I’ve been very fortunate in that I’ve won several scholarships for workshops in the US and I received a scholarship to the International Encaustics Association Conference. I was able to go there and meet people who painted encaustics from all over the world and take part in several workshops after this conference. Calgary Arts Development helped to fund me to be able to do that. That was one of the ways I got more experience and more time to learn. This past summer, Red Deer College gave me a scholarship to go to their summer series and I spent a week there with a wonderful artist from Vancouver. I worked on developing encaustics of photographs. That’s part of what I’m going to include in this project I’m working on in the workshop with the women. We are doing a mending circle. This is a sewing circle involving the slow stitch movement that is very popular right now. Slow stitch means meaningfully doing the stitching, it doesn’t have to be perfect and it can be very obvious that you’ve patched or fixed something. We are going to work on mending and talking about women and the history of sewing circles. While they’re mending, I’m going to take photographs of their hands, and do black and white prints on fabric, then dip them in wax. They’re very beautiful when they’re done in black and white with a light fixture behind them.

4. How do you feel being a woman in the art scene in Calgary, and what do you think the city can do better to support women?
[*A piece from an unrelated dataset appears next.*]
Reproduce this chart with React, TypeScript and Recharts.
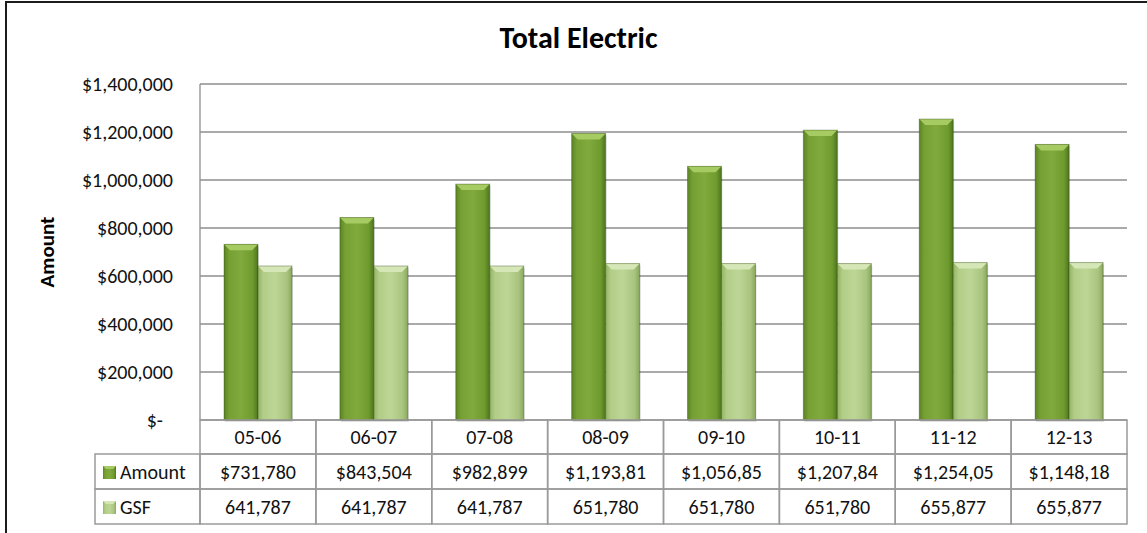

I think it’s more supportive than it has been in the past. I’m one of this year’s 2019-2020 RBC’s Emerging Visual Artists, so I’m taking part in some professional development that they’re having at Arts Commons. One of the opportunities was a panel discussion. One of the questions was how is Calgary for women? How is Calgary for minorities? They said they’re aware and that it’s becoming more inclusive. So, it’s kind of an exciting time to be learning new things, and coming into my own in my 60s! As a woman in the arts scene, I think we’re making ourselves more heard, but there’s also a mindset for the galleries, for museum owners and curators, that this is an important thing to address. That there are exhibits, that there are adequate representation of women being presented and even works in the past, it’s important to seek out what women contributed at that time.
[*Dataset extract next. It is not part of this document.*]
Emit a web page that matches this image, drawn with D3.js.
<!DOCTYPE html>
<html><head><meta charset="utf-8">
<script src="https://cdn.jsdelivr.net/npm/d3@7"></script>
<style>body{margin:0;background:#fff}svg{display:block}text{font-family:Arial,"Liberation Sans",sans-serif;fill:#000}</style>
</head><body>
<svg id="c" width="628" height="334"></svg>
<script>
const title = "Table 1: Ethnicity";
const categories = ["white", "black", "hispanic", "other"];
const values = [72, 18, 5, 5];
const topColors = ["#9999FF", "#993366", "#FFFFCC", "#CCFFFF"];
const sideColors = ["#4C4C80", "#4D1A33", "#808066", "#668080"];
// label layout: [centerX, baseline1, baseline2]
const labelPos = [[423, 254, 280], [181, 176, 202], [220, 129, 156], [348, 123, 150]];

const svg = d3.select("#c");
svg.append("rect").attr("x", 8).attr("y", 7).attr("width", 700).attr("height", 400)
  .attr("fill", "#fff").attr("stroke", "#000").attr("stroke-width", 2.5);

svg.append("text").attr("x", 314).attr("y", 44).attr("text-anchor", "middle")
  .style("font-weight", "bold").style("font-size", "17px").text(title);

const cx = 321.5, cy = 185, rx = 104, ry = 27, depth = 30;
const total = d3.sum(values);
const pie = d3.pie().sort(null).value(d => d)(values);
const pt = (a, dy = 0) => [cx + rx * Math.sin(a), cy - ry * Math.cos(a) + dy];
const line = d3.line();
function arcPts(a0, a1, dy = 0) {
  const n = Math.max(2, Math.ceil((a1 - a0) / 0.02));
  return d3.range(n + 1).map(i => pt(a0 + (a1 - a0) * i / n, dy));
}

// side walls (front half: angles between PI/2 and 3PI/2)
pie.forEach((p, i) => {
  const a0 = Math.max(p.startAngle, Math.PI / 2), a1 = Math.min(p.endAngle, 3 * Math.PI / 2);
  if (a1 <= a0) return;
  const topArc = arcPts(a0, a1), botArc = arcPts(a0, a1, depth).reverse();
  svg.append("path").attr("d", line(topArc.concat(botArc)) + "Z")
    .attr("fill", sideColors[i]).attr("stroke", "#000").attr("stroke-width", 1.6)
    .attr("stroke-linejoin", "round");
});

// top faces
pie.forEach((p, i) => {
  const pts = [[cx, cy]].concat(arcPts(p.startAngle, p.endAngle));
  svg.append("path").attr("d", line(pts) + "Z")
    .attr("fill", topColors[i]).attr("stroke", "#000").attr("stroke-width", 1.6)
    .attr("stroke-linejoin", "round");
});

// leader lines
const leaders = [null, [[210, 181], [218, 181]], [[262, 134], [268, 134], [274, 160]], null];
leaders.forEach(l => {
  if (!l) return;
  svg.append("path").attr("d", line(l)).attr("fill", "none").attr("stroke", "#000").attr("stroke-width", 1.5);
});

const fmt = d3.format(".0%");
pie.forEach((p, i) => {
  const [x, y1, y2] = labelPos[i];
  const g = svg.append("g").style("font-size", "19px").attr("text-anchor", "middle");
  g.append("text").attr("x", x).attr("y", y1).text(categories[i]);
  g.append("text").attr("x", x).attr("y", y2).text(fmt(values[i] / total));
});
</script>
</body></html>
5. What are you most excited for with your residency here at the Women’s Centre?

I’m excited to learn more about what the Women’s Centre is about, what they do, and what their outreach is. But I think the most exciting thing for me is to get to know the women and to understand them and their stories. I think the mending circle has that historical thing with women coming together and sewing and talking. My sister called it “stitch and bitch”.

6. Who is or was an influential woman in your life?
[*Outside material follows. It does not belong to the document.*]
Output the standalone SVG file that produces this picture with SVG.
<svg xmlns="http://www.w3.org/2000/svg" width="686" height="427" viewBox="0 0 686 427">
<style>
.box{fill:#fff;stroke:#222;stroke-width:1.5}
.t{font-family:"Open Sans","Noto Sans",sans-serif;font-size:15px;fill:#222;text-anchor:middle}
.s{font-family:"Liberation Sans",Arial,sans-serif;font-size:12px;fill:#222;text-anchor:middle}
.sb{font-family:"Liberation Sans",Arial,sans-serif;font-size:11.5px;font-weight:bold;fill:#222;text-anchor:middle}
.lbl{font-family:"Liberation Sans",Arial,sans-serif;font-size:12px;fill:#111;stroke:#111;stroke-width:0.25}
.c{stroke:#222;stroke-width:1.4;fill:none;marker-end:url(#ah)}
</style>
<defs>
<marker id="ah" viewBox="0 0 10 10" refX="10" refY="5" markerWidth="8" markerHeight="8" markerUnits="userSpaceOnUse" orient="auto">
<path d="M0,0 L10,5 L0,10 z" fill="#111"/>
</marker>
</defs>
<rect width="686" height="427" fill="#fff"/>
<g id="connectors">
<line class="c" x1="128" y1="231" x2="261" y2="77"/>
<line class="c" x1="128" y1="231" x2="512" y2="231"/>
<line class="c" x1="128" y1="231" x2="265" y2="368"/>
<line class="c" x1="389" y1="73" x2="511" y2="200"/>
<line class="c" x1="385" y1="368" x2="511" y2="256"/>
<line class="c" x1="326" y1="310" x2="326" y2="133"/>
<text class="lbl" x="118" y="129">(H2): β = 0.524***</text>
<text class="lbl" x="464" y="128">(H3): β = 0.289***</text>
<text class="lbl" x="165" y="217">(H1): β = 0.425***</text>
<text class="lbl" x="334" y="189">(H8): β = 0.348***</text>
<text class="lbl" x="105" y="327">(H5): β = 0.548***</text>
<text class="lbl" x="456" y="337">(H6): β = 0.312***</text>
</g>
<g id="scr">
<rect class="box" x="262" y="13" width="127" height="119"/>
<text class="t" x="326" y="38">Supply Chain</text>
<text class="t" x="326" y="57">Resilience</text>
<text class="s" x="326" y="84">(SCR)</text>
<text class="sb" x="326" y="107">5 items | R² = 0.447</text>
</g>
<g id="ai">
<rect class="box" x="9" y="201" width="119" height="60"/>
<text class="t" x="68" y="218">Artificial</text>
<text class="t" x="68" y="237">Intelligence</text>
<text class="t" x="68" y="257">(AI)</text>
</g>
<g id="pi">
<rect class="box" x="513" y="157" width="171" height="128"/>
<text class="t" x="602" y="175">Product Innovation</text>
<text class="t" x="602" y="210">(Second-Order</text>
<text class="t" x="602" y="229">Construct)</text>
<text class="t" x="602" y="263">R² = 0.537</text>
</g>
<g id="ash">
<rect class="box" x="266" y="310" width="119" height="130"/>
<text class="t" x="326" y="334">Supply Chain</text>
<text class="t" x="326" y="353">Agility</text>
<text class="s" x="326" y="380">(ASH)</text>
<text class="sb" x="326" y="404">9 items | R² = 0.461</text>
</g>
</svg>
I think very much my mother. My mother was born a rural Albertan. She didn’t have much education, she quit school in grade 9 to go to work and help her family. She married a little bit later for women at that time, so she was in her 30s when she married. Her first child was my brother Martin. Martin was quite disabled with cerebral palsy and mom was an incredible mother to a disabled child, she always made him work up to his potential. She learned to drive as an older woman, she took her practical nursing by correspondence, and she went out to work while we were in our teens. I see her as a woman who had tremendous strength, but also as a woman who was trying to learn.

7. What does feminism mean to you?

Feminism means to me choice. That women have choices in their lives. Even when I was a teen and a young adult, I remember going for the first time to get a loan, and I couldn’t get a loan in my own name. I couldn’t get a bank account in my own name. I had to have my husband do all those things for me, and I remember that I thought that was so unfair. Some of the changes that have taken place, even just in my lifetime, are amazing. Feminism means to me that women have choices and that they’re supported in those choices.

 

8 thoughts on “Meet Penny, Our New Artist in Residence”

  1. Penny is my sister. She is a wonderful artist and empathetic person. Kudos to her for working with disabilities to fulfill her potential.

  2. Penny is an inspiration to all who know her. She is gentle and caring for others. Her love of people and her caring for them are reflected in her art. She has an indomitable spirit and hasn’t let her disabilities rule her life. Instead, her creations show how she works with them.

  3. This interview is lovely and so articulate! Thank you, Penny, for being part of the Women’s Centre community. I can’t wait to see your work!